HLM sur cour(t) : filmer la vie dans le logement social

Pour sa deuxième édition, le festival de courts métrages de l’Union sociale de l’habitat, mené avec des principes atypiques (entre communication et création) et dans des conditions qui ne le sont pas moins (avec réalisateurs pros ou amateurs, temps de réalisation réduit…), remettait sa salve de petits films intimistes le 17 juin. On était dans le jury, alors on vous raconte.
Un jury bigarré, majoritairement indépendant et composé de professionnels du logement social, de la communication et des médias (Edouard Zambeaux de radio-France), du cinéma (Lola Frederich, réalisatrice ; Philippe Germain, de l’Agence du court-métrage) et de l’éducation populaire (François Campana de Passeurs d’images) voire d’indépendants purs (Jacques Donzelot, sociologue). Un florilège de 19 scenarii allant de l’exercice de style déroutant à l’œuvre aboutie, en passant par la communication plan-plan. 3 mois de tournage pour les 3 histoires qui ont eu les faveurs du jury…
Humour décalé
…Et à l’arrivée, quelques beaux moments de cinéma-vérité pour cette édition 2014. Dont le premier prix est remis à Jennifer Lumbroso pour « La fille de Baltimore », un petit film bien troussé qui joue la carte de l’humour décalé sur un sujet délicat dans l’univers du logement social : les filles et les caves… On ne peut évidement pas en dire plus, mais rien de glauque, bien au contraire. Une réussite qui a mérité son succès, notamment grâce à des acteurs principaux très touchants et une réalisation impeccable.
Tordre le cou aux clichés
Mais dès la projection du premier court (« On met les voiles », de Anne Agüero), filmé sur l’Île aux Moines (Morbihan), on sort de l’univers des grands ensembles. Une chance que ces regards portés sur le HLM soient justes, car justement, aucune des réalisatrices des trois films n’a vécu en HLM. Mais cette soirée aura aussi justement permis de tordre le cou à quelques clichés, grâce aux intervenants présents, à l'instar du délégué général de la Fondation Abbé Pierre, Patrick Doutreligne, qui signale en passant que la majorité des nouveaux programmes sont édifiés avec des ensembles de moins de 20 logements. Et que seuls de quart des logements sociaux se trouvent dans des quartiers de grands ensembles. Des films et des témoignages d’une réalité qui sont donc loin des préjugés façon « Putain qu’il est blême, mon HLM », du chanteur Renaud.
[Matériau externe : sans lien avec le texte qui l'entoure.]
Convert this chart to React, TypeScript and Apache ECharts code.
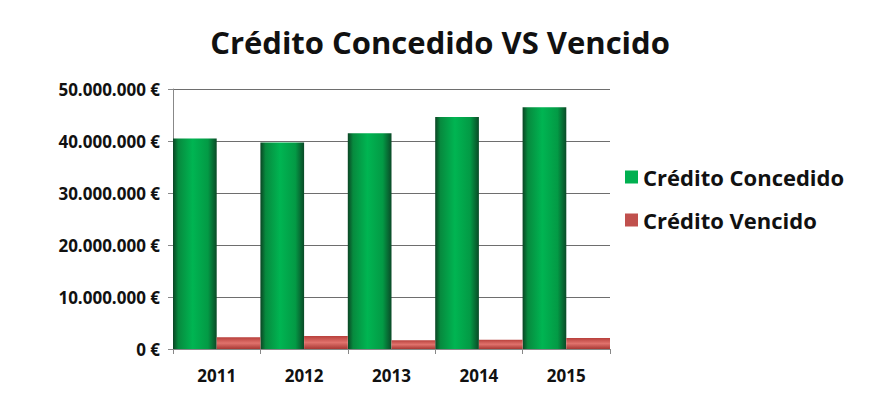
import React, { useEffect, useRef } from "react";
import * as echarts from "echarts";

const categories = ["2011", "2012", "2013", "2014", "2015"];
const concedido = [40500000, 39700000, 41500000, 44600000, 46500000];
const vencido = [2250000, 2500000, 1700000, 1800000, 2100000];
const yTicks = [0, 10000000, 20000000, 30000000, 40000000, 50000000];

const fmt = (v: number) => {
  const s = Math.round(v).toString().replace(/\B(?=(\d{3})+(?!\d))/g, ".");
  return s + " €";
};

export default function App() {
  const ref = useRef<HTMLDivElement>(null);
  useEffect(() => {
    if (!ref.current) return;
    const chart = echarts.init(ref.current, null, { renderer: "svg" });
    const font = "Open Sans, Lato, sans-serif";
    chart.setOption({
      animation: false,
      backgroundColor: "#ffffff",
      title: {
        text: "Crédito Concedido VS Vencido",
        left: 435,
        textAlign: "center",
        top: 21,
        textStyle: { fontFamily: font, fontWeight: "bold", fontSize: 31, color: "#111" },
      },
      legend: {
        orient: "vertical",
        left: 620,
        top: 161,
        itemGap: 21,
        itemWidth: 13,
        itemHeight: 13,
        icon: "rect",
        textStyle: { fontFamily: font, fontWeight: "bold", fontSize: 22, color: "#111" },
        data: [
          { name: "Crédito Concedido", itemStyle: { color: "#00b050" } },
          { name: "Crédito Vencido", itemStyle: { color: "#c0504d" } },
        ],
      },
      grid: { left: 173, right: 261, top: 89, bottom: 52 },
      xAxis: {
        type: "category",
        data: categories,
        axisLine: { lineStyle: { color: "#888", width: 1 } },
        axisTick: { show: true, alignWithLabel: false, length: 5, lineStyle: { color: "#888" } },
        axisLabel: { fontFamily: font, fontWeight: "bold", fontSize: 17, color: "#111", margin: 18 },
      },
      yAxis: {
        type: "value",
        min: yTicks[0],
        max: yTicks[yTicks.length - 1],
        interval: yTicks[1] - yTicks[0],
        axisLine: { show: true, lineStyle: { color: "#888", width: 1 } },
        axisTick: { show: true, length: 5, lineStyle: { color: "#888" } },
        splitLine: { lineStyle: { color: "#6e6e6e", width: 1 } },
        axisLabel: {
          fontFamily: font,
          fontWeight: "bold",
          fontSize: 17,
          color: "#111",
          margin: 13,
          formatter: (v: number) => fmt(v),
        },
      },
      series: [
        {
          name: "Crédito Concedido",
          type: "bar",
          data: concedido,
          barGap: "0%",
          barCategoryGap: "0%",
          itemStyle: {
            color: new echarts.graphic.LinearGradient(0, 0, 1, 0, [
              { offset: 0, color: "#0b4424" },
              { offset: 0.12, color: "#078a3e" },
              { offset: 0.45, color: "#00b552" },
              { offset: 0.8, color: "#039a45" },
              { offset: 1, color: "#0a4a27" },
            ]),
          },
        },
        {
          name: "Crédito Vencido",
          type: "bar",
          data: vencido,
          barGap: "0%",
          barCategoryGap: "0%",
          itemStyle: {
            color: new echarts.graphic.LinearGradient(0, 0, 0, 1, [
              { offset: 0, color: "#b8403c" },
              { offset: 0.5, color: "#e0726c" },
              { offset: 1, color: "#a83834" },
            ]),
          },
        },
      ],
    });
    return () => chart.dispose();
  }, []);
  return (
    <div
      ref={ref}
      style={{ position: "fixed", left: 0, top: 0, width: 871, height: 401 }}
    />
  );
}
La vraie VIE des vrais gens en HLM
Car l’objectif du festival est bien de changer le regard porté sur les HLM. D’où le témoignage de Marie-Kenza Bouhhadou, architecte et professeure à l’ENSA Paris-Val, relatant l’importance du rôle des habitants eux-mêmes dans la mobilisation d’une capacité à modifier le regard, en citant telle expérience lorientaise dans laquelle des habitants de HLM avaient ouvert un appartement transformé en musée éphémère, y attirant toute la ville. Ou encore Patrick Doutreligne de citer l’origine boulonnaise du joueur Franck Ribéry, ancien locataire d’une des cités de cette ville de la Somme… située face à la mer.
Relations de proximité
« On est persuadé que les gens dans les immeubles ne se connaissent pas, c’est une erreur ! » jure Diane Valsonne, réalisatrice du troisème film, « La maladie d’Homer » (petit film léger et bon esprit sur le vivre ensemble, entre générations et origines différentes). A ce titre, Francis Deplace (directeur de l’association Delphis) assure que « 75% des services rendus aux gens qui en ont besoin (faire les courses, chercher les médicaments…) sont rendus par des voisins ou la famille. Le reste étant rempli par le système des aides à la personne. » Et c’est bien ainsi, insiste-t-il ! Jugeant qu’il ne faut surtout pas que l’Etat se mêle de ces relations sociales de proximité. « Il faut que ces services soient rendus sur une base non marchande. Avec les chèques emploi-service, ça ne marche pas, notamment parce que les gens n’en ont pas les moyens ! 90% des personnes âgées vieillissent à domicile de manière autonome, ils n’ont pas d’autre choix… »
Reste un enjeu pour les prochaines années de ce festival : permettre justement à des réalisateurs issus de ce milieu du logement social, extrêmement nombreux, notamment dans la production culturelle des banlieues, d’offrir leur vision de cet environnement. Et donc un défi pour l’Union sociale de l’habitat : ne pas avoir peur d’ouvrir leur festival à ces réalisateurs, c’est-à-dire d’affronter le propre regard de ceux qui sont à la fois les premières victimes, mais aussi au centre de ces clichés.